WORK TO COMPLETE: Filter the listing and keep only the lines with the word "React".
** START RECORDED DATA **
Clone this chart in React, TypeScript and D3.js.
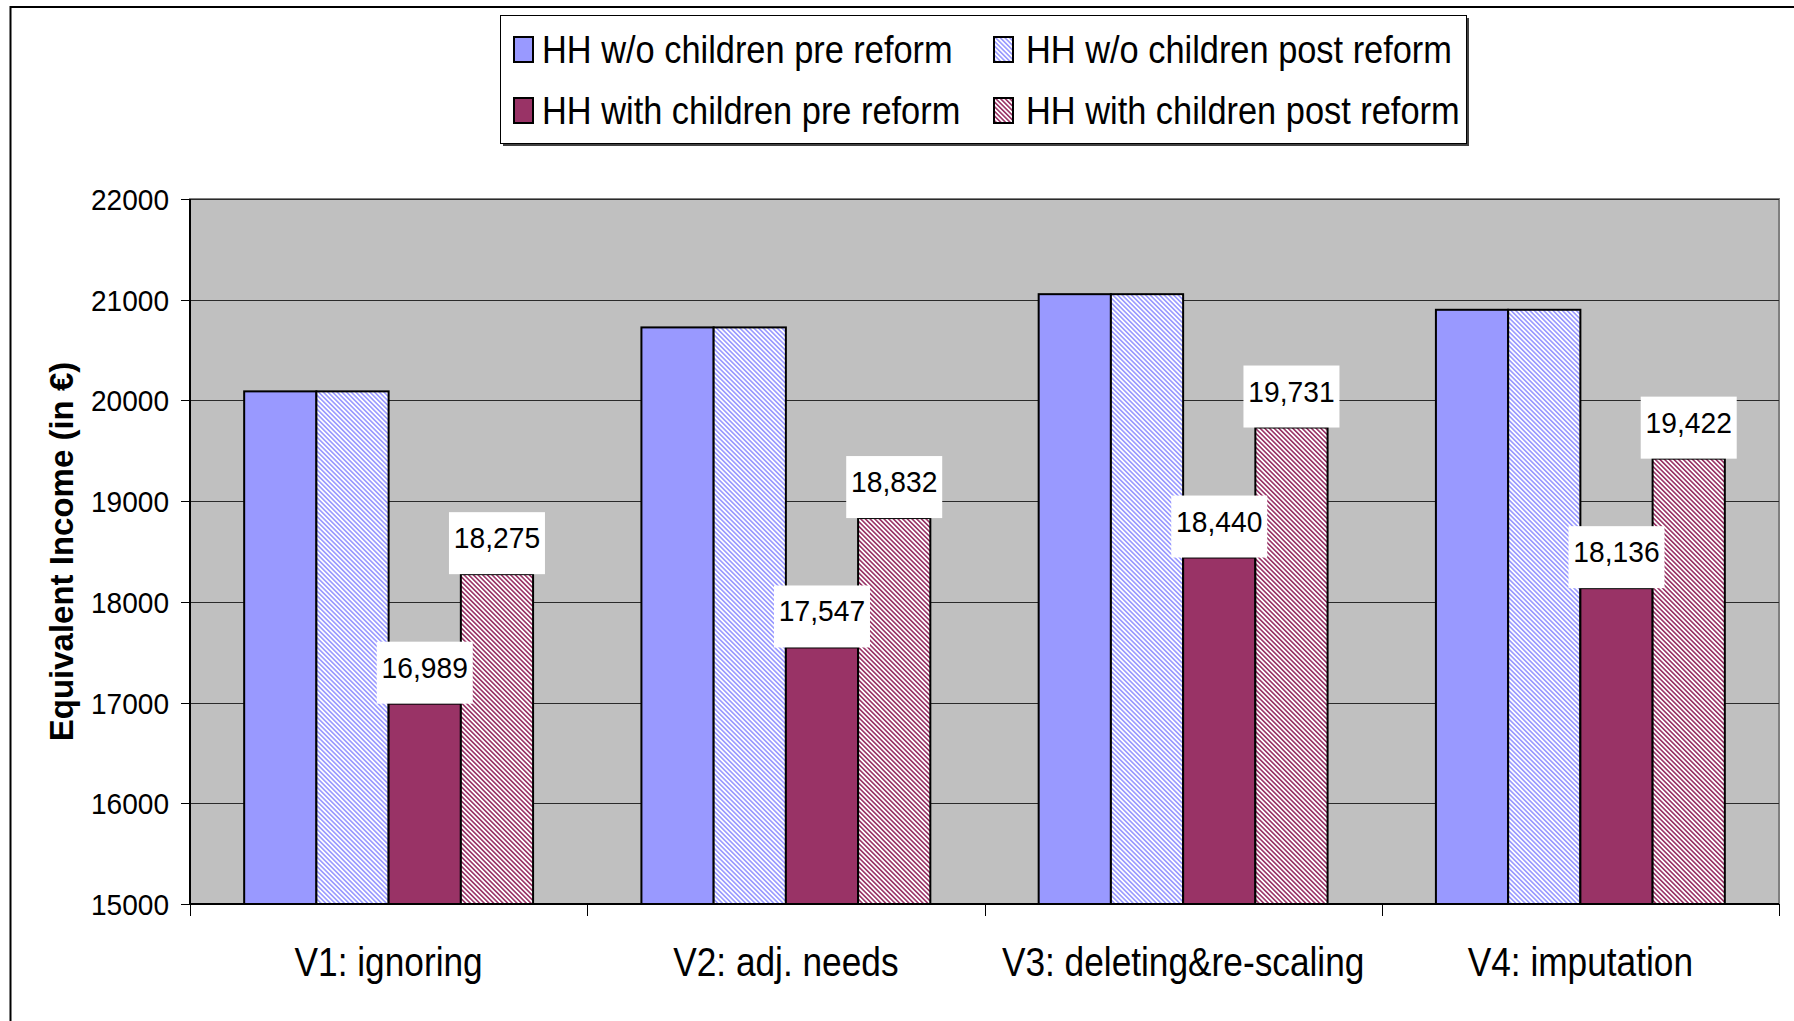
import React from "react";
import * as d3 from "d3";

const categories = ["V1: ignoring", "V2: adj. needs", "V3: deleting&re-scaling", "V4: imputation"];
const seriesNames = [
  "HH w/o children pre reform",
  "HH w/o children post reform",
  "HH with children pre reform",
  "HH with children post reform",
];
const woPre = [20090, 20725, 21055, 20900];
const woPost = [20090, 20725, 21055, 20900];
const withPre = [16989, 17547, 18440, 18136];
const withPost = [18275, 18832, 19731, 19422];
const yTicks = [15000, 16000, 17000, 18000, 19000, 20000, 21000, 22000];

const FONT = "Arial, 'Liberation Sans', sans-serif";
const BLUE = "#9999FF";
const PLUM = "#993366";

type SText = {
  x: number;
  y: number;
  size: number;
  sx: number;
  anchor?: "start" | "middle" | "end";
  bold?: boolean;
  children: React.ReactNode;
};
function SText({ x, y, size, sx, anchor = "start", bold = false, children }: SText) {
  return (
    <text
      transform={`translate(${x},${y}) scale(${sx},1)`}
      fontFamily={FONT}
      fontSize={size}
      fontWeight={bold ? "bold" : "normal"}
      textAnchor={anchor}
      fill="#000"
    >
      {children}
    </text>
  );
}

export default function App() {
  const W = 1794;
  const H = 1021;
  const plot = { l: 190, r: 1779, t: 199, b: 904 };

  const series = [
    { name: seriesNames[0], values: woPre, fill: BLUE, hatch: false, label: false },
    { name: seriesNames[1], values: woPost, fill: BLUE, hatch: true, label: false },
    { name: seriesNames[2], values: withPre, fill: PLUM, hatch: false, label: true },
    { name: seriesNames[3], values: withPost, fill: PLUM, hatch: true, label: true },
  ];

  const x0 = d3.scaleBand<string>().domain(categories).range([plot.l, plot.r]).paddingInner(0).paddingOuter(0);
  const x1 = d3
    .scaleBand<string>()
    .domain(seriesNames)
    .range([0, x0.bandwidth()])
    .paddingInner(0)
    .paddingOuter(0.75);
  const y = d3.scaleLinear().domain([15000, 22000]).range([plot.b, plot.t]);
  const fmt = d3.format(",");

  const fillFor = (s: (typeof series)[number]) =>
    s.hatch ? `url(#hatch-${s.fill === BLUE ? "blue" : "plum"})` : s.fill;

  const boundaries = [...categories.map((c) => x0(c) as number), plot.r];

  const legendCols = [514, 994];
  const legendTextX = [542, 1026];
  const legendRows = [63, 124];

  return (
    <svg
      width={W}
      height={H}
      viewBox={`0 0 ${W} ${H}`}
      style={{ position: "absolute", left: 0, top: 0, display: "block", background: "#fff" }}
    >
      <defs>
        <pattern id="hatch-blue" patternUnits="userSpaceOnUse" width={3.3} height={3.3} patternTransform="rotate(-45)">
          <rect width={3.3} height={3.3} fill="#fff" />
          <rect width={1.6} height={3.3} fill={BLUE} />
        </pattern>
        <pattern id="hatch-plum" patternUnits="userSpaceOnUse" width={3.3} height={3.3} patternTransform="rotate(-45)">
          <rect width={3.3} height={3.3} fill="#fff" />
          <rect width={1.6} height={3.3} fill={PLUM} />
        </pattern>
      </defs>

      {/* chart area border */}
      <path d={`M10.5,${H + 5} V7 H${W + 5}`} fill="none" stroke="#000" strokeWidth={2} />

      {/* plot area */}
      <rect x={plot.l} y={plot.t} width={plot.r - plot.l} height={plot.b - plot.t} fill="#C0C0C0" stroke="#808080" strokeWidth={2} />

      {/* gridlines */}
      {yTicks
        .filter((t) => t > 15000)
        .map((t) => (
          <line key={`g${t}`} x1={plot.l} x2={plot.r} y1={Math.round(y(t)) + 0.5} y2={Math.round(y(t)) + 0.5} stroke="#2a2a2a" strokeWidth={1} />
        ))}

      {/* bars */}
      {series.map((s) =>
        categories.map((c, i) => {
          const bx = (x0(c) as number) + (x1(s.name) as number);
          const by = y(s.values[i]);
          return (
            <rect
              key={`${s.name}-${c}`}
              x={bx}
              y={by}
              width={x1.bandwidth()}
              height={plot.b - by}
              fill={fillFor(s)}
              stroke="#000"
              strokeWidth={2}
            />
          );
        })
      )}

      {/* data labels */}
      {series
        .filter((s) => s.label)
        .map((s) =>
          categories.map((c, i) => {
            const cx = (x0(c) as number) + (x1(s.name) as number) + x1.bandwidth() / 2;
            const top = y(s.values[i]);
            return (
              <g key={`lab-${s.name}-${c}`}>
                <rect x={cx - 48} y={top - 62} width={96} height={62} fill="#fff" />
                <SText x={cx} y={top - 26} size={30} sx={0.94} anchor="middle">
                  {fmt(s.values[i])}
                </SText>
              </g>
            );
          })
        )}

      {/* y axis */}
      <line x1={plot.l} x2={plot.l} y1={plot.t} y2={plot.b} stroke="#000" strokeWidth={2} />
      {yTicks.map((t) => (
        <g key={`yt${t}`}>
          <line x1={181} x2={plot.l} y1={Math.round(y(t)) + 0.5} y2={Math.round(y(t)) + 0.5} stroke="#000" strokeWidth={1} />
          <SText x={169} y={y(t) + 11} size={30} sx={0.935} anchor="end">
            {t}
          </SText>
        </g>
      ))}

      {/* x axis */}
      <line x1={plot.l} x2={plot.r} y1={plot.b} y2={plot.b} stroke="#000" strokeWidth={2} />
      {boundaries.map((bx, i) => (
        <line key={`xt${i}`} x1={Math.round(bx) + 0.5} x2={Math.round(bx) + 0.5} y1={plot.b} y2={plot.b + 12} stroke="#000" strokeWidth={1} />
      ))}
      {categories.map((c) => (
        <SText key={`xl${c}`} x={(x0(c) as number) + x0.bandwidth() / 2} y={976} size={41} sx={0.86} anchor="middle">
          {c}
        </SText>
      ))}

      {/* y title */}
      <text
        transform={`translate(73,${(plot.t + plot.b) / 2}) rotate(-90)`}
        fontFamily={FONT}
        fontSize={33}
        fontWeight="bold"
        textAnchor="middle"
        fill="#000"
      >
        Equivalent Income (in €)
      </text>

      {/* legend */}
      <rect x={503} y={18} width={966} height={128} fill="#404040" />
      <rect x={500.5} y={15.5} width={966} height={128} fill="#fff" stroke="#000" strokeWidth={1} />
      {series.map((s, i) => {
        const col = i % 2;
        const row = Math.floor(i / 2);
        const base = legendRows[row];
        return (
          <g key={`leg-${s.name}`}>
            <rect x={legendCols[col]} y={base - 26} width={19} height={25} fill={fillFor(s)} stroke="#000" strokeWidth={2} />
            <SText x={legendTextX[col]} y={base} size={38} sx={0.905}>
              {s.name}
            </SText>
          </g>
        );
      })}
    </svg>
  );
}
** END RECORDED DATA **
OUTPUT OF THE TASK:
Clone this chart in React, TypeScript and D3.js.
import React from "react";
  children: React.ReactNode;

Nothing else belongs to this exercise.